**Work to be completed**
Copy the data below exactly, omitting any picture it contains.

### Collected material

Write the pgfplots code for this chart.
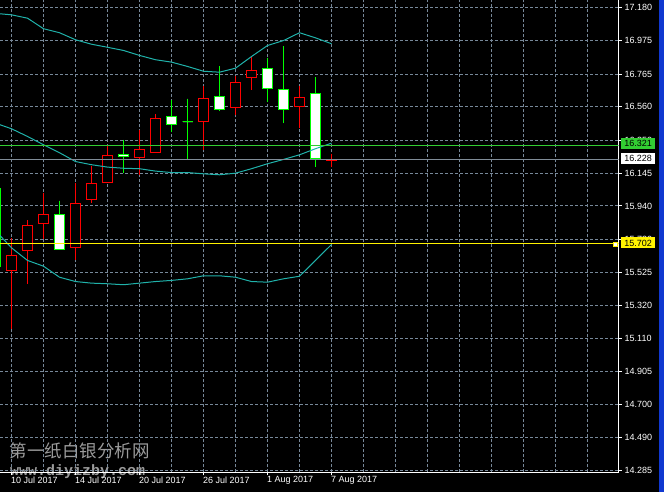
\documentclass[border=0pt]{standalone}
\usepackage{pgfplots}
\pgfplotsset{compat=1.18}
\usepgfplotslibrary{statistics}
\usepackage{fontspec}
\setmainfont{Liberation Sans}
\newfontfamily\cjk{Noto Sans CJK SC}
\newfontfamily\wmono{Liberation Mono}
\definecolor{gridc}{RGB}{119,136,153}
\definecolor{band}{RGB}{32,178,170}
\definecolor{bullc}{RGB}{255,0,0}
\definecolor{bearc}{RGB}{0,255,0}
\definecolor{lvlgreen}{RGB}{50,205,50}
\definecolor{lvlgray}{RGB}{128,140,152}
\definecolor{mtblue}{RGB}{16,56,208}
\definecolor{wm}{RGB}{155,155,155}
\pgfplotsset{
  bull/.style={draw=bullc, fill=black, line width=1pt, solid},
  bear/.style={draw=bearc, fill=white, line width=1pt, solid},
  boxplot/draw direction=y,
}
% \candle{style}{index}{low}{body low}{body high}{high}
\newcommand{\candle}[6]{%
  \addplot[#1, boxplot prepared={draw position=#2, lower whisker=#3,
    lower quartile=#4, median=#4, upper quartile=#5, upper whisker=#6,
    box extend=0.625, whisker extend=0}] coordinates {};}
\begin{document}
\begin{tikzpicture}[x=1pt,y=1pt]
\fill[black] (0,-19.5) rectangle (664,472.5);
\fill[mtblue] (659,-19.5) rectangle (664,472.5);
\node[anchor=base west, inner sep=0pt, text=wm, font=\cjk\fontsize{17.5}{18}\selectfont] at (9.5,15.3) {第一纸白银分析网};
\node[anchor=base west, inner sep=0pt, text=wm, font=\wmono\bfseries\fontsize{15}{16}\selectfont] at (10,-3.5) {www.diyizby.com};
\begin{axis}[
  at={(0,0)}, anchor=south west, scale only axis,
  width=618.5pt, height=472.5pt,
  xmin=-0.71875, xmax=37.9375, ymin=14.2720, ymax=17.2288,
  axis x line*=bottom, axis y line*=right,
  axis line style={white, line width=1pt},
  clip mode=individual,
  tick style={white, line width=1pt},
  major tick length=3pt, minor tick length=0pt, tick align=outside,
  xtick={0,4,8,12,16,20},
  xticklabels={10 Jul 2017,14 Jul 2017,20 Jul 2017,26 Jul 2017,1 Aug 2017,7 Aug 2017},
  minor xtick={2,6,10,14,18,22,24,26,28,30,32,34,36},
  ytick={14.285,14.490,14.700,14.905,15.110,15.320,15.525,15.730,15.940,16.145,16.350,16.560,16.765,16.975,17.180},
  yticklabels={14.285,14.490,14.700,14.905,15.110,15.320,15.525,15.730,15.940,16.145,16.350,16.560,16.765,16.975,17.180},
  grid=both,
  major grid style={gridc, dash pattern=on 3pt off 2pt, line width=1pt},
  minor grid style={gridc, dash pattern=on 3pt off 2pt, line width=1pt},
  tick label style={text=white, font=\fontsize{9}{10}\selectfont, inner sep=0pt},
  yticklabel style={anchor=west, xshift=3pt},
  xticklabel style={anchor=north west, xshift=-0.5pt, yshift=-1pt},
]
% candles
\candle{bear}{-1}{15.52}{15.563}{16.047}{16.09}
\candle{bull}{0}{15.173}{15.534}{15.628}{15.738}
\candle{bull}{1}{15.450}{15.659}{15.816}{15.849}
\candle{bull}{2}{15.732}{15.828}{15.885}{16.020}
\candle{bear}{3}{15.666}{15.666}{15.885}{15.974}
\candle{bull}{4}{15.603}{15.678}{15.953}{16.082}
\candle{bull}{5}{15.957}{15.979}{16.079}{16.187}
\candle{bull}{6}{16.085}{16.085}{16.254}{16.323}
\candle{bear}{7}{16.146}{16.248}{16.260}{16.354}
\candle{bull}{8}{16.135}{16.241}{16.291}{16.417}
\candle{bull}{9}{16.273}{16.273}{16.485}{16.517}
\candle{bear}{10}{16.404}{16.448}{16.498}{16.602}
\candle{bear}{11}{16.231}{16.467}{16.467}{16.612}
\candle{bull}{12}{16.289}{16.467}{16.611}{16.688}
\candle{bear}{13}{16.533}{16.542}{16.623}{16.813}
\candle{bull}{14}{16.508}{16.554}{16.711}{16.755}
\candle{bull}{15}{16.667}{16.742}{16.786}{16.878}
\candle{bear}{16}{16.592}{16.673}{16.798}{16.866}
\candle{bear}{17}{16.458}{16.542}{16.667}{16.938}
\candle{bull}{18}{16.428}{16.561}{16.617}{16.688}
\candle{bear}{19}{16.184}{16.235}{16.642}{16.744}
\candle{bull}{20}{16.184}{16.227}{16.231}{16.266}
% Bollinger bands
\addplot[band, line width=1pt] coordinates {(-1,17.145) (0,17.136) (1,17.115) (2,17.049) (3,17.024) (4,16.980) (5,16.952) (6,16.933) (7,16.913) (8,16.882) (9,16.855) (10,16.840) (11,16.813) (12,16.783) (13,16.777) (14,16.802) (15,16.875) (16,16.944) (17,16.975) (18,17.024) (19,16.992) (20,16.955)};
\addplot[band, line width=1pt] coordinates {(-1,16.458) (0,16.423) (1,16.375) (2,16.323) (3,16.273) (4,16.218) (5,16.198) (6,16.183) (7,16.176) (8,16.173) (9,16.158) (10,16.149) (11,16.149) (12,16.141) (13,16.135) (14,16.145) (15,16.173) (16,16.204) (17,16.231) (18,16.260) (19,16.298) (20,16.333)};
\addplot[band, line width=1pt] coordinates {(-1,15.785) (0,15.678) (1,15.599) (2,15.563) (3,15.494) (4,15.467) (5,15.457) (6,15.453) (7,15.447) (8,15.457) (9,15.467) (10,15.474) (11,15.484) (12,15.503) (13,15.503) (14,15.494) (15,15.467) (16,15.463) (17,15.484) (18,15.500) (19,15.599) (20,15.699)};
% level lines
\addplot[lvlgreen, line width=1pt] coordinates {(-1,16.321) (39,16.321)};
\addplot[lvlgray, line width=1pt] coordinates {(-1,16.228) (39,16.228)};
\addplot[yellow, line width=1pt] coordinates {(-1,15.702) (39,15.702)};
% price boxes
\node[fill=lvlgreen, text=black, inner sep=0pt, minimum width=34pt, minimum height=11pt, anchor=west, font=\fontsize{9}{10}\selectfont, xshift=2.5pt, yshift=1.5pt] at (axis cs:37.9375,16.321) {16.321};
\node[fill=white, text=black, inner sep=0pt, minimum width=34pt, minimum height=11pt, anchor=west, font=\fontsize{9}{10}\selectfont, xshift=2.5pt, yshift=1.5pt] at (axis cs:37.9375,16.228) {16.228};
\node[fill=yellow, text=black, inner sep=0pt, minimum width=34pt, minimum height=11pt, anchor=west, font=\fontsize{9}{10}\selectfont, xshift=2.5pt, yshift=1pt] at (axis cs:37.9375,15.702) {15.702};
\node[fill=white, draw=yellow, line width=0.5pt, inner sep=0pt, minimum size=4pt, xshift=-3pt] at (axis cs:37.9375,15.702) {};
\end{axis}
\pgfresetboundingbox
\path (0,-19.5) rectangle (664,472.5);
\end{tikzpicture}
\end{document}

######

**Written solution**
Write the pgfplots code for this chart.
\documentclass[border=0pt]{standalone}
\usepackage{pgfplots}
\pgfplotsset{compat=1.18}
\usepgfplotslibrary{statistics}
\usepackage{fontspec}
\setmainfont{Liberation Sans}
\newfontfamily\cjk{Noto Sans CJK SC}
\newfontfamily\wmono{Liberation Mono}
\definecolor{gridc}{RGB}{119,136,153}
\definecolor{band}{RGB}{32,178,170}
\definecolor{bullc}{RGB}{255,0,0}
\definecolor{bearc}{RGB}{0,255,0}
\definecolor{lvlgreen}{RGB}{50,205,50}
\definecolor{lvlgray}{RGB}{128,140,152}
\definecolor{mtblue}{RGB}{16,56,208}
\definecolor{wm}{RGB}{155,155,155}
\pgfplotsset{
  bull/.style={draw=bullc, fill=black, line width=1pt, solid},
  bear/.style={draw=bearc, fill=white, line width=1pt, solid},
  boxplot/draw direction=y,
}
% \candle{style}{index}{low}{body low}{body high}{high}
\newcommand{\candle}[6]{%
  \addplot[#1, boxplot prepared={draw position=#2, lower whisker=#3,
    lower quartile=#4, median=#4, upper quartile=#5, upper whisker=#6,
    box extend=0.625, whisker extend=0}] coordinates {};}
\begin{document}
\begin{tikzpicture}[x=1pt,y=1pt]
\fill[black] (0,-19.5) rectangle (664,472.5);
\fill[mtblue] (659,-19.5) rectangle (664,472.5);
\node[anchor=base west, inner sep=0pt, text=wm, font=\cjk\fontsize{17.5}{18}\selectfont] at (9.5,15.3) {第一纸白银分析网};
\node[anchor=base west, inner sep=0pt, text=wm, font=\wmono\bfseries\fontsize{15}{16}\selectfont] at (10,-3.5) {www.diyizby.com};
\begin{axis}[
  at={(0,0)}, anchor=south west, scale only axis,
  width=618.5pt, height=472.5pt,
  xmin=-0.71875, xmax=37.9375, ymin=14.2720, ymax=17.2288,
  axis x line*=bottom, axis y line*=right,
  axis line style={white, line width=1pt},
  clip mode=individual,
  tick style={white, line width=1pt},
  major tick length=3pt, minor tick length=0pt, tick align=outside,
  xtick={0,4,8,12,16,20},
  xticklabels={10 Jul 2017,14 Jul 2017,20 Jul 2017,26 Jul 2017,1 Aug 2017,7 Aug 2017},
  minor xtick={2,6,10,14,18,22,24,26,28,30,32,34,36},
  ytick={14.285,14.490,14.700,14.905,15.110,15.320,15.525,15.730,15.940,16.145,16.350,16.560,16.765,16.975,17.180},
  yticklabels={14.285,14.490,14.700,14.905,15.110,15.320,15.525,15.730,15.940,16.145,16.350,16.560,16.765,16.975,17.180},
  grid=both,
  major grid style={gridc, dash pattern=on 3pt off 2pt, line width=1pt},
  minor grid style={gridc, dash pattern=on 3pt off 2pt, line width=1pt},
  tick label style={text=white, font=\fontsize{9}{10}\selectfont, inner sep=0pt},
  yticklabel style={anchor=west, xshift=3pt},
  xticklabel style={anchor=north west, xshift=-0.5pt, yshift=-1pt},
]
% candles
\candle{bear}{-1}{15.52}{15.563}{16.047}{16.09}
\candle{bull}{0}{15.173}{15.534}{15.628}{15.738}
\candle{bull}{1}{15.450}{15.659}{15.816}{15.849}
\candle{bull}{2}{15.732}{15.828}{15.885}{16.020}
\candle{bear}{3}{15.666}{15.666}{15.885}{15.974}
\candle{bull}{4}{15.603}{15.678}{15.953}{16.082}
\candle{bull}{5}{15.957}{15.979}{16.079}{16.187}
\candle{bull}{6}{16.085}{16.085}{16.254}{16.323}
\candle{bear}{7}{16.146}{16.248}{16.260}{16.354}
\candle{bull}{8}{16.135}{16.241}{16.291}{16.417}
\candle{bull}{9}{16.273}{16.273}{16.485}{16.517}
\candle{bear}{10}{16.404}{16.448}{16.498}{16.602}
\candle{bear}{11}{16.231}{16.467}{16.467}{16.612}
\candle{bull}{12}{16.289}{16.467}{16.611}{16.688}
\candle{bear}{13}{16.533}{16.542}{16.623}{16.813}
\candle{bull}{14}{16.508}{16.554}{16.711}{16.755}
\candle{bull}{15}{16.667}{16.742}{16.786}{16.878}
\candle{bear}{16}{16.592}{16.673}{16.798}{16.866}
\candle{bear}{17}{16.458}{16.542}{16.667}{16.938}
\candle{bull}{18}{16.428}{16.561}{16.617}{16.688}
\candle{bear}{19}{16.184}{16.235}{16.642}{16.744}
\candle{bull}{20}{16.184}{16.227}{16.231}{16.266}
% Bollinger bands
\addplot[band, line width=1pt] coordinates {(-1,17.145) (0,17.136) (1,17.115) (2,17.049) (3,17.024) (4,16.980) (5,16.952) (6,16.933) (7,16.913) (8,16.882) (9,16.855) (10,16.840) (11,16.813) (12,16.783) (13,16.777) (14,16.802) (15,16.875) (16,16.944) (17,16.975) (18,17.024) (19,16.992) (20,16.955)};
\addplot[band, line width=1pt] coordinates {(-1,16.458) (0,16.423) (1,16.375) (2,16.323) (3,16.273) (4,16.218) (5,16.198) (6,16.183) (7,16.176) (8,16.173) (9,16.158) (10,16.149) (11,16.149) (12,16.141) (13,16.135) (14,16.145) (15,16.173) (16,16.204) (17,16.231) (18,16.260) (19,16.298) (20,16.333)};
\addplot[band, line width=1pt] coordinates {(-1,15.785) (0,15.678) (1,15.599) (2,15.563) (3,15.494) (4,15.467) (5,15.457) (6,15.453) (7,15.447) (8,15.457) (9,15.467) (10,15.474) (11,15.484) (12,15.503) (13,15.503) (14,15.494) (15,15.467) (16,15.463) (17,15.484) (18,15.500) (19,15.599) (20,15.699)};
% level lines
\addplot[lvlgreen, line width=1pt] coordinates {(-1,16.321) (39,16.321)};
\addplot[lvlgray, line width=1pt] coordinates {(-1,16.228) (39,16.228)};
\addplot[yellow, line width=1pt] coordinates {(-1,15.702) (39,15.702)};
% price boxes
\node[fill=lvlgreen, text=black, inner sep=0pt, minimum width=34pt, minimum height=11pt, anchor=west, font=\fontsize{9}{10}\selectfont, xshift=2.5pt, yshift=1.5pt] at (axis cs:37.9375,16.321) {16.321};
\node[fill=white, text=black, inner sep=0pt, minimum width=34pt, minimum height=11pt, anchor=west, font=\fontsize{9}{10}\selectfont, xshift=2.5pt, yshift=1.5pt] at (axis cs:37.9375,16.228) {16.228};
\node[fill=yellow, text=black, inner sep=0pt, minimum width=34pt, minimum height=11pt, anchor=west, font=\fontsize{9}{10}\selectfont, xshift=2.5pt, yshift=1pt] at (axis cs:37.9375,15.702) {15.702};
\node[fill=white, draw=yellow, line width=0.5pt, inner sep=0pt, minimum size=4pt, xshift=-3pt] at (axis cs:37.9375,15.702) {};
\end{axis}
\pgfresetboundingbox
\path (0,-19.5) rectangle (664,472.5);
\end{tikzpicture}
\end{document}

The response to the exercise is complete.